* **EXERCISE INSTRUCTIONS**
Please output exactly the lines of the material from the first through the line containing "const bwB = xB.bandwidth() * 0.4;", and nothing more.

* **SUPPLIED MATERIAL**

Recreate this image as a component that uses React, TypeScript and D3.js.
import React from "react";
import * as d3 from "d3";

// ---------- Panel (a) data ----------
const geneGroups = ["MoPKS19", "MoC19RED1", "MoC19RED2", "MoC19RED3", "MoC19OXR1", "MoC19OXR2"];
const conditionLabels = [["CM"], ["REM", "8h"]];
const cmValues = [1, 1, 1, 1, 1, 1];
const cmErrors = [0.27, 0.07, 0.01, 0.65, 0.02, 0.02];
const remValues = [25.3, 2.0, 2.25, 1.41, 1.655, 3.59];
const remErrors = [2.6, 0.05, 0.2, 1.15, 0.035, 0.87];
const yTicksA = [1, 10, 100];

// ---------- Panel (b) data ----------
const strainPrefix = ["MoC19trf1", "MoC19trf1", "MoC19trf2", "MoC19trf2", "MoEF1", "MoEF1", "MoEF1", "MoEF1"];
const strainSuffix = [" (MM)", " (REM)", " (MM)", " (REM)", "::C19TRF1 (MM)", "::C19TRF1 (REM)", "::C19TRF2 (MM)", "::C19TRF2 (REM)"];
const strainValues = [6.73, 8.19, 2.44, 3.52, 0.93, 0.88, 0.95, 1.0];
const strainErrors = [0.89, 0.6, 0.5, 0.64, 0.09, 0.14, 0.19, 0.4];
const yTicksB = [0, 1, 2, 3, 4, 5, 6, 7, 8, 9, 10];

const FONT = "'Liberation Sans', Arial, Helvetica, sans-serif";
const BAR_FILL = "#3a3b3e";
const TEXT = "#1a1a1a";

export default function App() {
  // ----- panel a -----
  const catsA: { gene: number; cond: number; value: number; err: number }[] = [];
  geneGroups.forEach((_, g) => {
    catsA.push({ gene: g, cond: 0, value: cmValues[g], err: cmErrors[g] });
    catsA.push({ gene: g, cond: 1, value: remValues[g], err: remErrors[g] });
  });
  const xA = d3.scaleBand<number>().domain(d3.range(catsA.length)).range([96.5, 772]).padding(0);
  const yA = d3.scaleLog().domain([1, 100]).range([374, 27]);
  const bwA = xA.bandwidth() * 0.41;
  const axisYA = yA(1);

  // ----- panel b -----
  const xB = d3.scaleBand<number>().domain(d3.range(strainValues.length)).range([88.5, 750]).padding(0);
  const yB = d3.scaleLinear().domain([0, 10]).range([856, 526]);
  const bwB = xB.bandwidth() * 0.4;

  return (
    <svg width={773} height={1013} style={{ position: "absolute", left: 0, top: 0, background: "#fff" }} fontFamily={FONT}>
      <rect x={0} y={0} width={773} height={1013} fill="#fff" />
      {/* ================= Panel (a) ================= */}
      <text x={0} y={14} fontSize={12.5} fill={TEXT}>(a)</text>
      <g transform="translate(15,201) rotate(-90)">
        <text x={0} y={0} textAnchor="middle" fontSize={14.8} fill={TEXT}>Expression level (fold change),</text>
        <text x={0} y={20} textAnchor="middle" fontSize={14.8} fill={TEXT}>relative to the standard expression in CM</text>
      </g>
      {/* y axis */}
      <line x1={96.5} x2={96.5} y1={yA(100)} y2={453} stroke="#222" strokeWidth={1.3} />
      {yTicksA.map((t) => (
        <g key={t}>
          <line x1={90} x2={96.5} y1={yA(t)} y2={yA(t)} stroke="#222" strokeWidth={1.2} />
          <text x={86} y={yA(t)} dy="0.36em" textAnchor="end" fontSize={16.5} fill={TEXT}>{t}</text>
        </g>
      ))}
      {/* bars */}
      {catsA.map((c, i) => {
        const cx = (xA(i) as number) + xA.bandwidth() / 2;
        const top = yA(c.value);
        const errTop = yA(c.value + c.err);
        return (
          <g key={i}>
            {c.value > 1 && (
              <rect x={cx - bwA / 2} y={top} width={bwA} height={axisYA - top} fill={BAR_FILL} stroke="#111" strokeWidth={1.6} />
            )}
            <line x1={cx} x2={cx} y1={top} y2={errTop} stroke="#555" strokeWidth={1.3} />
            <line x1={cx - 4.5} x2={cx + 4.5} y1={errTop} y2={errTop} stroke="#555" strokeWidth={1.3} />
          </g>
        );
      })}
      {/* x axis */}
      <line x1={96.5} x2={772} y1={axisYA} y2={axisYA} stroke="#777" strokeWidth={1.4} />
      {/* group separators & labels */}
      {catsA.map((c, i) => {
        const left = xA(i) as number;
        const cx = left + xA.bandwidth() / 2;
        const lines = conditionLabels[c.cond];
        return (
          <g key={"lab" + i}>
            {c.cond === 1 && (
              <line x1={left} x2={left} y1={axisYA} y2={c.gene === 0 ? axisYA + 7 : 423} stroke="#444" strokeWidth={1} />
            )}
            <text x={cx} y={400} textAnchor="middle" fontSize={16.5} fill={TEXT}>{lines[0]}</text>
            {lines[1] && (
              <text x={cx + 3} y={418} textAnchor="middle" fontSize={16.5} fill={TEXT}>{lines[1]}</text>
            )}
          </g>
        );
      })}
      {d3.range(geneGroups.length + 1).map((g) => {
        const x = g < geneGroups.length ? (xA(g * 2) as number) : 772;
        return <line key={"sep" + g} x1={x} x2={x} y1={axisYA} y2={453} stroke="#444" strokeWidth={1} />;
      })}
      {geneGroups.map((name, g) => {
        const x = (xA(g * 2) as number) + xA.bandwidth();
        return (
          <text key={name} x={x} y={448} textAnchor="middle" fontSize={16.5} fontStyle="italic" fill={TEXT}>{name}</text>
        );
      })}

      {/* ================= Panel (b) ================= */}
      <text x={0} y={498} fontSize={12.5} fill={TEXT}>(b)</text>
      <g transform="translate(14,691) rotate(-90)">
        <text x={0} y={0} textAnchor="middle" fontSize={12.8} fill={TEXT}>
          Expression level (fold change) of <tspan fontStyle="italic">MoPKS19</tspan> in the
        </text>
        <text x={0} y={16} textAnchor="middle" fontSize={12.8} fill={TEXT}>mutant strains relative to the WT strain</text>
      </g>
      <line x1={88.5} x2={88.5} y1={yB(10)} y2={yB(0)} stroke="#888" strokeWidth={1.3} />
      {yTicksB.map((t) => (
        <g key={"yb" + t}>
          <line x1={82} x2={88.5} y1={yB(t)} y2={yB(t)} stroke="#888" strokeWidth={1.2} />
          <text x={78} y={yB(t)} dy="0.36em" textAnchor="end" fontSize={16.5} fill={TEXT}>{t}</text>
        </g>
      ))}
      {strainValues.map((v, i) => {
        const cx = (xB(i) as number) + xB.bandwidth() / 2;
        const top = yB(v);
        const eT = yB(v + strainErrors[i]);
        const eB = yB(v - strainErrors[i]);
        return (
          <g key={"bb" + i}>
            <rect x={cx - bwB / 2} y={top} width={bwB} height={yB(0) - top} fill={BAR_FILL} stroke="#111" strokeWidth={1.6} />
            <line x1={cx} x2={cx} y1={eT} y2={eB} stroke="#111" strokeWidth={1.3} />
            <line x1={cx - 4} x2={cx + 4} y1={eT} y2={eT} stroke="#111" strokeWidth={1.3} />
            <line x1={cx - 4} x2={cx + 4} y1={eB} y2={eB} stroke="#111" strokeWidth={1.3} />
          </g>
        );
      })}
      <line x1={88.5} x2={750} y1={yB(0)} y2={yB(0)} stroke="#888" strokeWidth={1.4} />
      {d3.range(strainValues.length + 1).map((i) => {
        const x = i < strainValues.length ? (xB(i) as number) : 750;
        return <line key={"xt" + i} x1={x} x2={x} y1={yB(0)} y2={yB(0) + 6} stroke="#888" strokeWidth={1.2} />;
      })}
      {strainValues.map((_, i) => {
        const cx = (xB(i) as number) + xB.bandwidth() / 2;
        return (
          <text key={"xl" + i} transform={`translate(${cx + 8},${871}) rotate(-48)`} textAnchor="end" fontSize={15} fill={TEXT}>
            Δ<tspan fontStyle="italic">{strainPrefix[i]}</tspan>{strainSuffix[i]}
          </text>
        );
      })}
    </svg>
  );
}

* **ANSWER IN FULL**
Recreate this image as a component that uses React, TypeScript and D3.js.
import React from "react";
import * as d3 from "d3";

// ---------- Panel (a) data ----------
const geneGroups = ["MoPKS19", "MoC19RED1", "MoC19RED2", "MoC19RED3", "MoC19OXR1", "MoC19OXR2"];
const conditionLabels = [["CM"], ["REM", "8h"]];
const cmValues = [1, 1, 1, 1, 1, 1];
const cmErrors = [0.27, 0.07, 0.01, 0.65, 0.02, 0.02];
const remValues = [25.3, 2.0, 2.25, 1.41, 1.655, 3.59];
const remErrors = [2.6, 0.05, 0.2, 1.15, 0.035, 0.87];
const yTicksA = [1, 10, 100];

// ---------- Panel (b) data ----------
const strainPrefix = ["MoC19trf1", "MoC19trf1", "MoC19trf2", "MoC19trf2", "MoEF1", "MoEF1", "MoEF1", "MoEF1"];
const strainSuffix = [" (MM)", " (REM)", " (MM)", " (REM)", "::C19TRF1 (MM)", "::C19TRF1 (REM)", "::C19TRF2 (MM)", "::C19TRF2 (REM)"];
const strainValues = [6.73, 8.19, 2.44, 3.52, 0.93, 0.88, 0.95, 1.0];
const strainErrors = [0.89, 0.6, 0.5, 0.64, 0.09, 0.14, 0.19, 0.4];
const yTicksB = [0, 1, 2, 3, 4, 5, 6, 7, 8, 9, 10];

const FONT = "'Liberation Sans', Arial, Helvetica, sans-serif";
const BAR_FILL = "#3a3b3e";
const TEXT = "#1a1a1a";

export default function App() {
  // ----- panel a -----
  const catsA: { gene: number; cond: number; value: number; err: number }[] = [];
  geneGroups.forEach((_, g) => {
    catsA.push({ gene: g, cond: 0, value: cmValues[g], err: cmErrors[g] });
    catsA.push({ gene: g, cond: 1, value: remValues[g], err: remErrors[g] });
  });
  const xA = d3.scaleBand<number>().domain(d3.range(catsA.length)).range([96.5, 772]).padding(0);
  const yA = d3.scaleLog().domain([1, 100]).range([374, 27]);
  const bwA = xA.bandwidth() * 0.41;
  const axisYA = yA(1);

  // ----- panel b -----
  const xB = d3.scaleBand<number>().domain(d3.range(strainValues.length)).range([88.5, 750]).padding(0);
  const yB = d3.scaleLinear().domain([0, 10]).range([856, 526]);
  const bwB = xB.bandwidth() * 0.4;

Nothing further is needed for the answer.